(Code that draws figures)
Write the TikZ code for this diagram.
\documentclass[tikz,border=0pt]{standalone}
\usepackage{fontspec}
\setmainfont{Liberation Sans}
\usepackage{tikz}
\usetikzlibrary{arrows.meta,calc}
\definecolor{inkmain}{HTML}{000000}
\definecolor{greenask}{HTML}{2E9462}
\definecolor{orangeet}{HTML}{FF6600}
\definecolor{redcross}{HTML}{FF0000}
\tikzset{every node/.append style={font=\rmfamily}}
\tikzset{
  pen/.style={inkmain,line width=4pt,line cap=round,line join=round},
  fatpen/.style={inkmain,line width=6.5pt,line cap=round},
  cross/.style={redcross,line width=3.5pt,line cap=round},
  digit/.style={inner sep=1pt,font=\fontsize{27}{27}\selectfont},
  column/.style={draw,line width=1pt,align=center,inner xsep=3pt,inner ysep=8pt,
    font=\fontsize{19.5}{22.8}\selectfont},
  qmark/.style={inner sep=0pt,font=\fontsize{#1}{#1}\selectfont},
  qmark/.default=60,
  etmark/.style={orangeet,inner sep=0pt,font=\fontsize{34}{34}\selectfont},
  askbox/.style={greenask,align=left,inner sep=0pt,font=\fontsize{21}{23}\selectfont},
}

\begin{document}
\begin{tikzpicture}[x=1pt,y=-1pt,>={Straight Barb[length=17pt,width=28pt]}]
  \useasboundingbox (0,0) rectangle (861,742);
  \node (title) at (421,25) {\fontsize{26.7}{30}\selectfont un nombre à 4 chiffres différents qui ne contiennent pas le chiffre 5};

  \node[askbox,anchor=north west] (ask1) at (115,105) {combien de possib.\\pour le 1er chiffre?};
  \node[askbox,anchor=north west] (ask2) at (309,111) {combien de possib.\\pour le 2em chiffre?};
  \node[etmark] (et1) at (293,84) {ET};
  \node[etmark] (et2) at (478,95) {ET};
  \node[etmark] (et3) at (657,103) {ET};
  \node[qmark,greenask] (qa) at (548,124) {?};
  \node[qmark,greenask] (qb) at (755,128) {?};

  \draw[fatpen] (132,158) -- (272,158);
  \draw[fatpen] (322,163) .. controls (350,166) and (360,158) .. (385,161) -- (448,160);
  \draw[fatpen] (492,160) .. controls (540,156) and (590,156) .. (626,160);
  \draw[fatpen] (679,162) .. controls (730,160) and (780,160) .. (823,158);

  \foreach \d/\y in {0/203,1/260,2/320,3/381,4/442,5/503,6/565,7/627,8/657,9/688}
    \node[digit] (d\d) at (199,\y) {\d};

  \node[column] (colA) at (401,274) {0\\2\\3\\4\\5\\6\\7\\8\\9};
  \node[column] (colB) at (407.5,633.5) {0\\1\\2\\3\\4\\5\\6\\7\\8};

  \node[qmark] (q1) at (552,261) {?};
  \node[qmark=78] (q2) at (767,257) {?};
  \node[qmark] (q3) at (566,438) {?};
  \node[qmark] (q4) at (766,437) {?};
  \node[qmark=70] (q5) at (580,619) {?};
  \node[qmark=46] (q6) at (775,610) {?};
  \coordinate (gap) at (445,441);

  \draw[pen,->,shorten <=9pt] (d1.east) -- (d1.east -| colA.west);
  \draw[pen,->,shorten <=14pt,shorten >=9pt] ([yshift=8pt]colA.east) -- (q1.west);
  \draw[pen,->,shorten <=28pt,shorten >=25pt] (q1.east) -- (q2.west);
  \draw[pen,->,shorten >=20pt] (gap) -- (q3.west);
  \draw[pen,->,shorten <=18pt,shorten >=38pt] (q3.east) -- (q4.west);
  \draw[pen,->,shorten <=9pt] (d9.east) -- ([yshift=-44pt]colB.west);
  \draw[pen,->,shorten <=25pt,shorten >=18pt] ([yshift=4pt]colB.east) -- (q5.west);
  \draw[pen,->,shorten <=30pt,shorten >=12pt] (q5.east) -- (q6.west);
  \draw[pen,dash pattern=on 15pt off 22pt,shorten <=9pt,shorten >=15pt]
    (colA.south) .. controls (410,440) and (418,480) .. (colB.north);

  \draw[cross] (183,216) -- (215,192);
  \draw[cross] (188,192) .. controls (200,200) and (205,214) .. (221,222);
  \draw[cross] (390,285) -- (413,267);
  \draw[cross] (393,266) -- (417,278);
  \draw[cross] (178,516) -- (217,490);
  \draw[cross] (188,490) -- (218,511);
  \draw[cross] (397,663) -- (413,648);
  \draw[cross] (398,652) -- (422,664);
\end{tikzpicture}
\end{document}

...

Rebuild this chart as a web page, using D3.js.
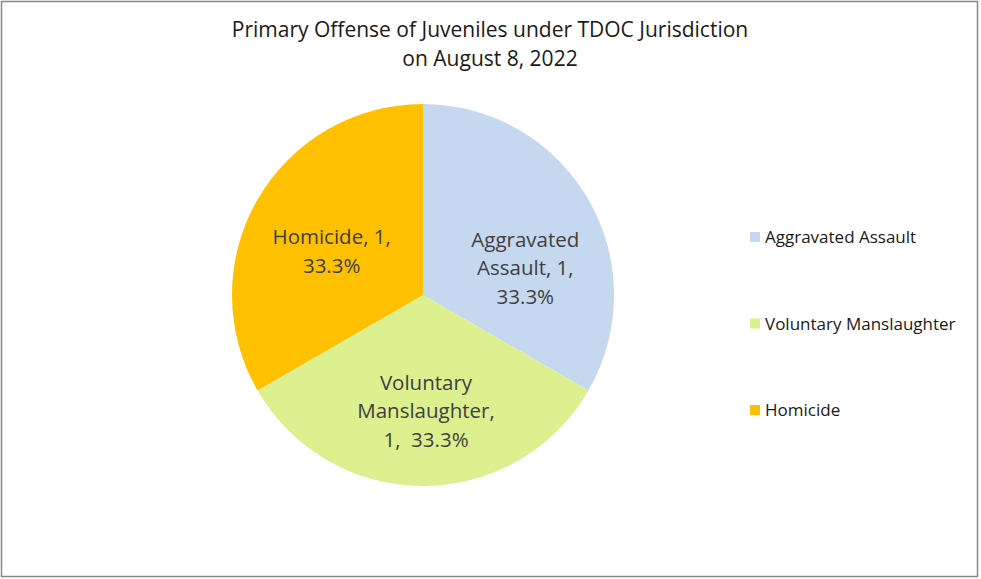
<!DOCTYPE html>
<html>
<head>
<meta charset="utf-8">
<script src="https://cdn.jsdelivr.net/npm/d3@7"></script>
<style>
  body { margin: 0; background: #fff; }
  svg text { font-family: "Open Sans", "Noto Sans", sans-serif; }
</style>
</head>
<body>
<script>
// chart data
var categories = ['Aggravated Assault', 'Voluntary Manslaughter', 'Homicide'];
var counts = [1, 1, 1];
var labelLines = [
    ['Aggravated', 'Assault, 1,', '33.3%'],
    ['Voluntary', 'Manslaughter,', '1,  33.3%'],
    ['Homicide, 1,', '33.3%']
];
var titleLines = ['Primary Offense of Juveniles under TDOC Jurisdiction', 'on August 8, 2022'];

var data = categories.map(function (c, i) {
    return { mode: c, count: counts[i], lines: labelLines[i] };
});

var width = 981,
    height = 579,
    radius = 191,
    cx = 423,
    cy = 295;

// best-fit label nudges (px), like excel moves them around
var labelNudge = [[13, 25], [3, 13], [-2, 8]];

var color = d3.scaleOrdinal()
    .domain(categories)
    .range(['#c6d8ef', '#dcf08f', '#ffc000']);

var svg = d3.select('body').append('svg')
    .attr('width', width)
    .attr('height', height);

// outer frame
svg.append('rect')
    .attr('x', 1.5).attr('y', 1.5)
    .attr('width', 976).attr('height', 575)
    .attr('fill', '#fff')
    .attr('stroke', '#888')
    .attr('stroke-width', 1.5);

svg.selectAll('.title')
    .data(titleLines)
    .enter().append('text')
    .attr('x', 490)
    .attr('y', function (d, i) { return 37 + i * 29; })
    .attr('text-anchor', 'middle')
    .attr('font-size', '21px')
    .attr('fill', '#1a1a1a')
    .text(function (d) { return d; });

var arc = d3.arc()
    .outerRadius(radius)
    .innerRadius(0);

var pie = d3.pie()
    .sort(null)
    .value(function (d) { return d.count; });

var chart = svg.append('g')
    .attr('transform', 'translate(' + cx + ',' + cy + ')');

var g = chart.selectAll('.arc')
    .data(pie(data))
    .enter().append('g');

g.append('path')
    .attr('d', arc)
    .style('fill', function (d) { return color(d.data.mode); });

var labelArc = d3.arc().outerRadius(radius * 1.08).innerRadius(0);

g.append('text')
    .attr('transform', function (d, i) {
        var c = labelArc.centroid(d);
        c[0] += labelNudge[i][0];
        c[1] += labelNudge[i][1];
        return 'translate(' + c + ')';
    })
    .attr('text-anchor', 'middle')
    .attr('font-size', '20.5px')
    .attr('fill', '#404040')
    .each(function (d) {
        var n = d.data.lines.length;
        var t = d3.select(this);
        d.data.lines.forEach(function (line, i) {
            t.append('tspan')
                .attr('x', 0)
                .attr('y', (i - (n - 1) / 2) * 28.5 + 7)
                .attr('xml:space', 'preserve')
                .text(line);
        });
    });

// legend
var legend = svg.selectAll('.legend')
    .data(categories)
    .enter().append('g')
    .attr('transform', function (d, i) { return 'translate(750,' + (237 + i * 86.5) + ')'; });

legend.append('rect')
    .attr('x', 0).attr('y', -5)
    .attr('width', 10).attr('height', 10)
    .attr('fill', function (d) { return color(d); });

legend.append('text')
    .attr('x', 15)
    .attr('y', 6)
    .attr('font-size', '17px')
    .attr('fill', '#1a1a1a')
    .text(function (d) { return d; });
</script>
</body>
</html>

--

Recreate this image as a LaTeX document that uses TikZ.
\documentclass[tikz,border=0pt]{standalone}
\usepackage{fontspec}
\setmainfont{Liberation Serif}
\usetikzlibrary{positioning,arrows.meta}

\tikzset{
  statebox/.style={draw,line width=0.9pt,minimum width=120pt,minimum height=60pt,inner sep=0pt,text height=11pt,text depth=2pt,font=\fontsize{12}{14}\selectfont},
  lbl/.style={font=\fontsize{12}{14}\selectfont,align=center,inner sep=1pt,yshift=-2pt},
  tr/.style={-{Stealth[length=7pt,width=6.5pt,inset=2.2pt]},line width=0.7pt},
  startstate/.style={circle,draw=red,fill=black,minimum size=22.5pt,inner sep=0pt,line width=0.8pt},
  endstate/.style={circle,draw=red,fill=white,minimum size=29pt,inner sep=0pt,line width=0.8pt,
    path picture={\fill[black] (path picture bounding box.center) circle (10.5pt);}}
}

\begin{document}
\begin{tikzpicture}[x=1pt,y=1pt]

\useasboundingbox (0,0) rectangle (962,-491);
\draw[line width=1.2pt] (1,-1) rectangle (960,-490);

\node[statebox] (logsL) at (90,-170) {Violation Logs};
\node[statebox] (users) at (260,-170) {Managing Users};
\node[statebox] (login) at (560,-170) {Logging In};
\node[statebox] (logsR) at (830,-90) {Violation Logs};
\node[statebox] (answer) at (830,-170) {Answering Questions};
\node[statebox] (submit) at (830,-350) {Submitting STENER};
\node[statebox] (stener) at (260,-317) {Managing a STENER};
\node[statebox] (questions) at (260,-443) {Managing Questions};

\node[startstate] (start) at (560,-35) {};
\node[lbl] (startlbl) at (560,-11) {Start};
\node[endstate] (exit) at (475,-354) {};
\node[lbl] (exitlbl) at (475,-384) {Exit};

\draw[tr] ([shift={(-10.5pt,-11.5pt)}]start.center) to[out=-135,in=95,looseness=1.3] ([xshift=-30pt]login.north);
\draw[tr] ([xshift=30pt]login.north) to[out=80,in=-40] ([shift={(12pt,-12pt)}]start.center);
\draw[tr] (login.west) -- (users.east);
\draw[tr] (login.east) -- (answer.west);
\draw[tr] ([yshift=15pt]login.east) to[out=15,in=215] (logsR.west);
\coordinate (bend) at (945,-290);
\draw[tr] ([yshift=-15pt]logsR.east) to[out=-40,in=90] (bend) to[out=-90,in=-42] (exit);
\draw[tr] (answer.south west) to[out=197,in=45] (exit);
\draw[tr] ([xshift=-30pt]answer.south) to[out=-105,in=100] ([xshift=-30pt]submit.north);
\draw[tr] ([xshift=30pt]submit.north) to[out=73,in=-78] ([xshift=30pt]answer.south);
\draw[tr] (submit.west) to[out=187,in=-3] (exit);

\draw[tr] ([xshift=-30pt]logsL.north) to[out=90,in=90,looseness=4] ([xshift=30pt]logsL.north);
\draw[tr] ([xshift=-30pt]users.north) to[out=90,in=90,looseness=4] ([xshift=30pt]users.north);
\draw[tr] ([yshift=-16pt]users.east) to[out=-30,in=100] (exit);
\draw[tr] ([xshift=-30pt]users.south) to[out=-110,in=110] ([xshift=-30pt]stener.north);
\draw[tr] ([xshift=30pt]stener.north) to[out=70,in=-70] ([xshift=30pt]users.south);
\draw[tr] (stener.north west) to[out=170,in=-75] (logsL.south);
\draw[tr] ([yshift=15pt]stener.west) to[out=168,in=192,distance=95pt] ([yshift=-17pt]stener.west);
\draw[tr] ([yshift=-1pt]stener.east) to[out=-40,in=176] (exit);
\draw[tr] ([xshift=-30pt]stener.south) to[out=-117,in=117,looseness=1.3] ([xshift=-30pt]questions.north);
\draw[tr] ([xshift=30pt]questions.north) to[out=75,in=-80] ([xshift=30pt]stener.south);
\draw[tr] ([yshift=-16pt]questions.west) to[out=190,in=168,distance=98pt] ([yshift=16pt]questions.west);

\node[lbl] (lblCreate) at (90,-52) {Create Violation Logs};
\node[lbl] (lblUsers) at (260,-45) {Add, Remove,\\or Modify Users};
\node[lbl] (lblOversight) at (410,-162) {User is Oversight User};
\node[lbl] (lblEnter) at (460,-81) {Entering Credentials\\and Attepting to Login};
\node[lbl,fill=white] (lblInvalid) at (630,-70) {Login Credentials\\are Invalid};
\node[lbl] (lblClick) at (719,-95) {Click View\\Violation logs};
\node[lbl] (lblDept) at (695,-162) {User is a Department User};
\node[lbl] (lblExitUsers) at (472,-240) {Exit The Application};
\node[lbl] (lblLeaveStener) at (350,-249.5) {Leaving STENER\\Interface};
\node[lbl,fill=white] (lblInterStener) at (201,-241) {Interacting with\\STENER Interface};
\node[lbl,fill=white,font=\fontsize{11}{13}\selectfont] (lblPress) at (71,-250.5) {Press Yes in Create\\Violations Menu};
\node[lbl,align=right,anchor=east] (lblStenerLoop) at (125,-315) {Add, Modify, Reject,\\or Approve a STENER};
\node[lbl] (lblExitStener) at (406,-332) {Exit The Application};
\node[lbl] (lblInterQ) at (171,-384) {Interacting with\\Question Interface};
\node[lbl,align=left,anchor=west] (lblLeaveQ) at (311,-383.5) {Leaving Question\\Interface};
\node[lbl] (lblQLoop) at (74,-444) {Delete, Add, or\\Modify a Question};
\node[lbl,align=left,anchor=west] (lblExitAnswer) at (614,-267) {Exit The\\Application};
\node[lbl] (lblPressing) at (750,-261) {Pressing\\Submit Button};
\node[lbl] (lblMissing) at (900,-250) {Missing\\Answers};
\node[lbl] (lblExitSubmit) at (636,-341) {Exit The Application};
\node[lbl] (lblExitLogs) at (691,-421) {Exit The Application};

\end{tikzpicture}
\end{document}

# [WRITTEN INSTRUCTION]
Looking above, find the stretch of lines that opens with the one holding "Rebuild this chart" and closes with the one holding "var titleLines = ['Primary". Copy it exactly, pictures excluded.

# [EXERCISE SOLUTION]
Rebuild this chart as a web page, using D3.js.
<!DOCTYPE html>
<html>
<head>
<meta charset="utf-8">
<script src="https://cdn.jsdelivr.net/npm/d3@7"></script>
<style>
  body { margin: 0; background: #fff; }
  svg text { font-family: "Open Sans", "Noto Sans", sans-serif; }
</style>
</head>
<body>
<script>
// chart data
var categories = ['Aggravated Assault', 'Voluntary Manslaughter', 'Homicide'];
var counts = [1, 1, 1];
var labelLines = [
    ['Aggravated', 'Assault, 1,', '33.3%'],
    ['Voluntary', 'Manslaughter,', '1,  33.3%'],
    ['Homicide, 1,', '33.3%']
];
var titleLines = ['Primary Offense of Juveniles under TDOC Jurisdiction', 'on August 8, 2022'];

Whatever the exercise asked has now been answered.